• [What the exercise asks]: Return precisely the span of lines from the top of the material below to the line containing "const x = d3.scaleLinear().domain([0, 406]).range([158, 522]);", both included. Pictures are excluded.

• [Data section]:
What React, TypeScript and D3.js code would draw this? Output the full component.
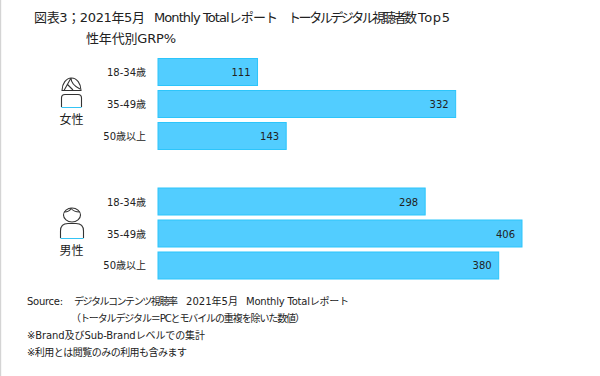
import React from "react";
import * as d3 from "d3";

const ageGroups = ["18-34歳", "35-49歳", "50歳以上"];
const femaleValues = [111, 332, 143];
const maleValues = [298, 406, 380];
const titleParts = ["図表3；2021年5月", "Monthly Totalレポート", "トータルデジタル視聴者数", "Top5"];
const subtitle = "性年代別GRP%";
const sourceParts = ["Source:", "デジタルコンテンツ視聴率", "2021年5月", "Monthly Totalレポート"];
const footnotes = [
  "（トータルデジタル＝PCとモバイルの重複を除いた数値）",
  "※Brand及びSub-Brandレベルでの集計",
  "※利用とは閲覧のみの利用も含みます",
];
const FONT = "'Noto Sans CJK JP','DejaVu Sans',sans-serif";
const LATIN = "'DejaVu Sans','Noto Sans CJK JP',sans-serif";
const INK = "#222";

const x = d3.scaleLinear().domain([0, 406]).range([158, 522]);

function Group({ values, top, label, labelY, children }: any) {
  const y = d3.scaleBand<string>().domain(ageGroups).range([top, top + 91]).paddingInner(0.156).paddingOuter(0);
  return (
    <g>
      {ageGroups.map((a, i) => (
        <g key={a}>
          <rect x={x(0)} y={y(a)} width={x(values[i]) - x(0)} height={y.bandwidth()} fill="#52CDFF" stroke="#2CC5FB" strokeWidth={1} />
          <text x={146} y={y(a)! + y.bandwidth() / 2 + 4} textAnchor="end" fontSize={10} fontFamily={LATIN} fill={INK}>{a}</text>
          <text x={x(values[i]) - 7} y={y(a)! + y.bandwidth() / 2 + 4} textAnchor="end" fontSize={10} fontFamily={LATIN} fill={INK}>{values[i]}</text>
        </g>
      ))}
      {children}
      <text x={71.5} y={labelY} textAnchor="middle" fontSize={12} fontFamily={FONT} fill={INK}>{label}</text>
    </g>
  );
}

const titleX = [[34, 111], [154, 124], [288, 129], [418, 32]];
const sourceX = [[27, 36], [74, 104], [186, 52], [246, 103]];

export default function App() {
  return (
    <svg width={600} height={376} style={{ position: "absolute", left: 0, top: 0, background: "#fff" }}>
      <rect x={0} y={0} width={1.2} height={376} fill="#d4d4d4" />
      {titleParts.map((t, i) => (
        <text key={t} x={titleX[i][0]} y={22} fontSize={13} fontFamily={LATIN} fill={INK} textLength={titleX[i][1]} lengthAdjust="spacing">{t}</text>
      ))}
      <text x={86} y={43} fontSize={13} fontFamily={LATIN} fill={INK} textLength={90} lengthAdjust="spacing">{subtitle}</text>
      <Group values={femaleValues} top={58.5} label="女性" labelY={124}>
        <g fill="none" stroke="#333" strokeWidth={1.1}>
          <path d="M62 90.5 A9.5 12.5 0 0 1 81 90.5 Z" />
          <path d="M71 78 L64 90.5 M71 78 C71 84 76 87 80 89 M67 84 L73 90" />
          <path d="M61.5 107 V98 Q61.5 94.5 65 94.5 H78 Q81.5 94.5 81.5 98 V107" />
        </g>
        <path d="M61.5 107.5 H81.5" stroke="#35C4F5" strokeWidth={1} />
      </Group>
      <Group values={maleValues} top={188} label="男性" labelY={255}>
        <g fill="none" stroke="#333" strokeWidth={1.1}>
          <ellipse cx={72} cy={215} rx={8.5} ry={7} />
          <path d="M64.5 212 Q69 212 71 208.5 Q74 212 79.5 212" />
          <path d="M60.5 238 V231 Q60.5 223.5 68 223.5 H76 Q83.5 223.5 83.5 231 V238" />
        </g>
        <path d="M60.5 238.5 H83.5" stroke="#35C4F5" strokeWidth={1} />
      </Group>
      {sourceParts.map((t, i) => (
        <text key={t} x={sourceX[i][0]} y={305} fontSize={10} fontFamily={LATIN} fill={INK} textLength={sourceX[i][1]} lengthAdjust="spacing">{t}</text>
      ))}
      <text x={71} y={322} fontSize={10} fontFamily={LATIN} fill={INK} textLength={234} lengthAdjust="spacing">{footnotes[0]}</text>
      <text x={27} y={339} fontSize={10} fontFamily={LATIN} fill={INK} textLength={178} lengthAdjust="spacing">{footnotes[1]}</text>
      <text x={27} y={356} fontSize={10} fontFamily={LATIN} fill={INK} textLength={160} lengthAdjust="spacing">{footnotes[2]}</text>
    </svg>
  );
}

• [Reply to the exercise]:
What React, TypeScript and D3.js code would draw this? Output the full component.
import React from "react";
import * as d3 from "d3";

const ageGroups = ["18-34歳", "35-49歳", "50歳以上"];
const femaleValues = [111, 332, 143];
const maleValues = [298, 406, 380];
const titleParts = ["図表3；2021年5月", "Monthly Totalレポート", "トータルデジタル視聴者数", "Top5"];
const subtitle = "性年代別GRP%";
const sourceParts = ["Source:", "デジタルコンテンツ視聴率", "2021年5月", "Monthly Totalレポート"];
const footnotes = [
  "（トータルデジタル＝PCとモバイルの重複を除いた数値）",
  "※Brand及びSub-Brandレベルでの集計",
  "※利用とは閲覧のみの利用も含みます",
];
const FONT = "'Noto Sans CJK JP','DejaVu Sans',sans-serif";
const LATIN = "'DejaVu Sans','Noto Sans CJK JP',sans-serif";
const INK = "#222";

const x = d3.scaleLinear().domain([0, 406]).range([158, 522]);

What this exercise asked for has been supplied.